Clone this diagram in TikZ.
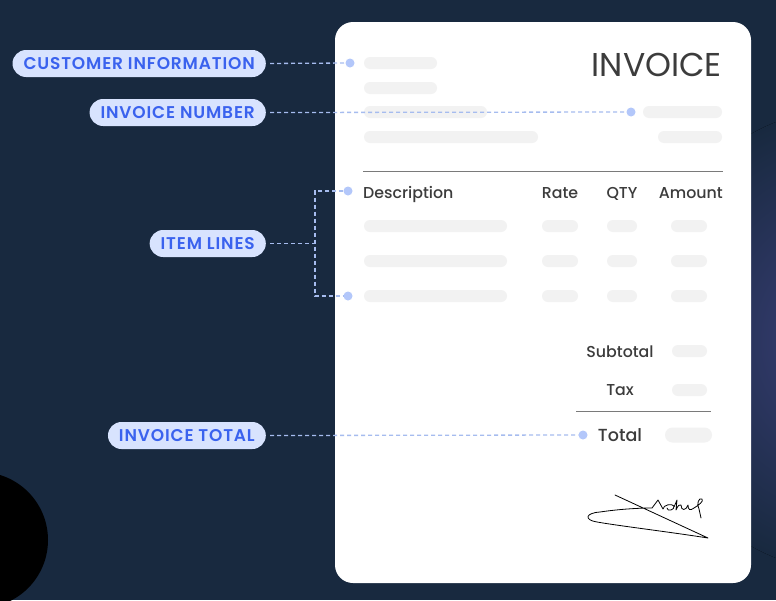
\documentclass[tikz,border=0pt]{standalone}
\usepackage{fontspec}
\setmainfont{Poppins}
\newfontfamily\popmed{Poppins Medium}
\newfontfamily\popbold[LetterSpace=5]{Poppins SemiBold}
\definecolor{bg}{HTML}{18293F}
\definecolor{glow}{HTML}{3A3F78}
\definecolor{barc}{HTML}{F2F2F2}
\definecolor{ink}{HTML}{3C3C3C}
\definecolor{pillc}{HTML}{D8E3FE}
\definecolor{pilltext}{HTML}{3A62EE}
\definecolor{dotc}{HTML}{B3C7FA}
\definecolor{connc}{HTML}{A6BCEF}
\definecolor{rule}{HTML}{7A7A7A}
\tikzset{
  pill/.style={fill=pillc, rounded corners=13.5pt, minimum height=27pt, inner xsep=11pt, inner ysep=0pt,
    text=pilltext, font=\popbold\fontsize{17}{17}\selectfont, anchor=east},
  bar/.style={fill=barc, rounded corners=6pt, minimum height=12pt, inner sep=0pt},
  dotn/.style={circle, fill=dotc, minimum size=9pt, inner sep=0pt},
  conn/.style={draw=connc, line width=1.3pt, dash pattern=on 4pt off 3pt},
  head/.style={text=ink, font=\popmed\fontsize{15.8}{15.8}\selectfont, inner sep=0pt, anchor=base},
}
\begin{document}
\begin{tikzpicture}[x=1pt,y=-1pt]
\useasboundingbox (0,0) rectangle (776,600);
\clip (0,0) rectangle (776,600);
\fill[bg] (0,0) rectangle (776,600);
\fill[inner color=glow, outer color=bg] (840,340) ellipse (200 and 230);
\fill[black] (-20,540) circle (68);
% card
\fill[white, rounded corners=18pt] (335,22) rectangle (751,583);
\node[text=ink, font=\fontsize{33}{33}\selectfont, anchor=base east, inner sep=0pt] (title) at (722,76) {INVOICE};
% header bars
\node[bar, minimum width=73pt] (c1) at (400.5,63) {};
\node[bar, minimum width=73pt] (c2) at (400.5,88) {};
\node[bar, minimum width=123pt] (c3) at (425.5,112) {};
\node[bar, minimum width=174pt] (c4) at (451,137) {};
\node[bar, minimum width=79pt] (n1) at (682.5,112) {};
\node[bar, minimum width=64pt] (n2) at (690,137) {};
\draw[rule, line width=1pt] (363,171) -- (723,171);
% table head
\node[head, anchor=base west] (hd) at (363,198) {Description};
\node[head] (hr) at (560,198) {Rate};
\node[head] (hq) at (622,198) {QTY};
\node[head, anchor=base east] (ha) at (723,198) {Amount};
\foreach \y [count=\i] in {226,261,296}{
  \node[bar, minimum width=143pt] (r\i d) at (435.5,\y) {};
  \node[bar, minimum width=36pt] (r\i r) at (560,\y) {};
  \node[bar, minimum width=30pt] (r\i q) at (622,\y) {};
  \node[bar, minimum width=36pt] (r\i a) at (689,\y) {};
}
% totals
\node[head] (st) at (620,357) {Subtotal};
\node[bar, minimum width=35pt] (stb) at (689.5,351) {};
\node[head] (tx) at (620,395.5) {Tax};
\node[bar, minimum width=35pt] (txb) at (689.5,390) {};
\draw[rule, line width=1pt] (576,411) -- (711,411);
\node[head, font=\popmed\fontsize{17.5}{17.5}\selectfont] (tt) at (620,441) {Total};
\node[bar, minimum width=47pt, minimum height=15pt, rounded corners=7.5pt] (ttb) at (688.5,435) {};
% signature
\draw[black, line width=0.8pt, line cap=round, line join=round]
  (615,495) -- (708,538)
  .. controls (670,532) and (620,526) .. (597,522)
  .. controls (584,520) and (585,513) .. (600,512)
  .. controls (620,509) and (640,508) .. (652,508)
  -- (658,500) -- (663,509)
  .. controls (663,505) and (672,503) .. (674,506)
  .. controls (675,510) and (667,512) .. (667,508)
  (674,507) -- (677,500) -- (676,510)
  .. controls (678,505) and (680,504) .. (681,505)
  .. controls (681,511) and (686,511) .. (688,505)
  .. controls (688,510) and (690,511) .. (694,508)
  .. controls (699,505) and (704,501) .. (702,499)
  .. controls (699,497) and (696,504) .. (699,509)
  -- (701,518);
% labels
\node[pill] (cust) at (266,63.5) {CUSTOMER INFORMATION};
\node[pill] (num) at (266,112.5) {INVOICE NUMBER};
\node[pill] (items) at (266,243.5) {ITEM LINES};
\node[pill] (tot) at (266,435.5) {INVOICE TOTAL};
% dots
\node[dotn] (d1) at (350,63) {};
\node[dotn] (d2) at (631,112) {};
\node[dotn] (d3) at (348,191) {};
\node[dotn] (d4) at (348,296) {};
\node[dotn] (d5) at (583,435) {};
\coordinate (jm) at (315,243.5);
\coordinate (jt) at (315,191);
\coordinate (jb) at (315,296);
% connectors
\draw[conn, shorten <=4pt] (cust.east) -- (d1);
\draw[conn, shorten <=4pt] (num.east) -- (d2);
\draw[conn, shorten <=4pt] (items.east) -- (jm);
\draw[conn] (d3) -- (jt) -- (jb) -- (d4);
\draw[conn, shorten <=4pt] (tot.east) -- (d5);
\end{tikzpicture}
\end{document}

Aim of the exercise:
Send back the data above word for word, with the pictures left out.

Output:
Clone this diagram in TikZ.
\documentclass[tikz,border=0pt]{standalone}
\usepackage{fontspec}
\setmainfont{Poppins}
\newfontfamily\popmed{Poppins Medium}
\newfontfamily\popbold[LetterSpace=5]{Poppins SemiBold}
\definecolor{bg}{HTML}{18293F}
\definecolor{glow}{HTML}{3A3F78}
\definecolor{barc}{HTML}{F2F2F2}
\definecolor{ink}{HTML}{3C3C3C}
\definecolor{pillc}{HTML}{D8E3FE}
\definecolor{pilltext}{HTML}{3A62EE}
\definecolor{dotc}{HTML}{B3C7FA}
\definecolor{connc}{HTML}{A6BCEF}
\definecolor{rule}{HTML}{7A7A7A}
\tikzset{
  pill/.style={fill=pillc, rounded corners=13.5pt, minimum height=27pt, inner xsep=11pt, inner ysep=0pt,
    text=pilltext, font=\popbold\fontsize{17}{17}\selectfont, anchor=east},
  bar/.style={fill=barc, rounded corners=6pt, minimum height=12pt, inner sep=0pt},
  dotn/.style={circle, fill=dotc, minimum size=9pt, inner sep=0pt},
  conn/.style={draw=connc, line width=1.3pt, dash pattern=on 4pt off 3pt},
  head/.style={text=ink, font=\popmed\fontsize{15.8}{15.8}\selectfont, inner sep=0pt, anchor=base},
}
\begin{document}
\begin{tikzpicture}[x=1pt,y=-1pt]
\useasboundingbox (0,0) rectangle (776,600);
\clip (0,0) rectangle (776,600);
\fill[bg] (0,0) rectangle (776,600);
\fill[inner color=glow, outer color=bg] (840,340) ellipse (200 and 230);
\fill[black] (-20,540) circle (68);
% card
\fill[white, rounded corners=18pt] (335,22) rectangle (751,583);
\node[text=ink, font=\fontsize{33}{33}\selectfont, anchor=base east, inner sep=0pt] (title) at (722,76) {INVOICE};
% header bars
\node[bar, minimum width=73pt] (c1) at (400.5,63) {};
\node[bar, minimum width=73pt] (c2) at (400.5,88) {};
\node[bar, minimum width=123pt] (c3) at (425.5,112) {};
\node[bar, minimum width=174pt] (c4) at (451,137) {};
\node[bar, minimum width=79pt] (n1) at (682.5,112) {};
\node[bar, minimum width=64pt] (n2) at (690,137) {};
\draw[rule, line width=1pt] (363,171) -- (723,171);
% table head
\node[head, anchor=base west] (hd) at (363,198) {Description};
\node[head] (hr) at (560,198) {Rate};
\node[head] (hq) at (622,198) {QTY};
\node[head, anchor=base east] (ha) at (723,198) {Amount};
\foreach \y [count=\i] in {226,261,296}{
  \node[bar, minimum width=143pt] (r\i d) at (435.5,\y) {};
  \node[bar, minimum width=36pt] (r\i r) at (560,\y) {};
  \node[bar, minimum width=30pt] (r\i q) at (622,\y) {};
  \node[bar, minimum width=36pt] (r\i a) at (689,\y) {};
}
% totals
\node[head] (st) at (620,357) {Subtotal};
\node[bar, minimum width=35pt] (stb) at (689.5,351) {};
\node[head] (tx) at (620,395.5) {Tax};
\node[bar, minimum width=35pt] (txb) at (689.5,390) {};
\draw[rule, line width=1pt] (576,411) -- (711,411);
\node[head, font=\popmed\fontsize{17.5}{17.5}\selectfont] (tt) at (620,441) {Total};
\node[bar, minimum width=47pt, minimum height=15pt, rounded corners=7.5pt] (ttb) at (688.5,435) {};
% signature
\draw[black, line width=0.8pt, line cap=round, line join=round]
  (615,495) -- (708,538)
  .. controls (670,532) and (620,526) .. (597,522)
  .. controls (584,520) and (585,513) .. (600,512)
  .. controls (620,509) and (640,508) .. (652,508)
  -- (658,500) -- (663,509)
  .. controls (663,505) and (672,503) .. (674,506)
  .. controls (675,510) and (667,512) .. (667,508)
  (674,507) -- (677,500) -- (676,510)
  .. controls (678,505) and (680,504) .. (681,505)
  .. controls (681,511) and (686,511) .. (688,505)
  .. controls (688,510) and (690,511) .. (694,508)
  .. controls (699,505) and (704,501) .. (702,499)
  .. controls (699,497) and (696,504) .. (699,509)
  -- (701,518);
% labels
\node[pill] (cust) at (266,63.5) {CUSTOMER INFORMATION};
\node[pill] (num) at (266,112.5) {INVOICE NUMBER};
\node[pill] (items) at (266,243.5) {ITEM LINES};
\node[pill] (tot) at (266,435.5) {INVOICE TOTAL};
% dots
\node[dotn] (d1) at (350,63) {};
\node[dotn] (d2) at (631,112) {};
\node[dotn] (d3) at (348,191) {};
\node[dotn] (d4) at (348,296) {};
\node[dotn] (d5) at (583,435) {};
\coordinate (jm) at (315,243.5);
\coordinate (jt) at (315,191);
\coordinate (jb) at (315,296);
% connectors
\draw[conn, shorten <=4pt] (cust.east) -- (d1);
\draw[conn, shorten <=4pt] (num.east) -- (d2);
\draw[conn, shorten <=4pt] (items.east) -- (jm);
\draw[conn] (d3) -- (jt) -- (jb) -- (d4);
\draw[conn, shorten <=4pt] (tot.east) -- (d5);
\end{tikzpicture}
\end{document}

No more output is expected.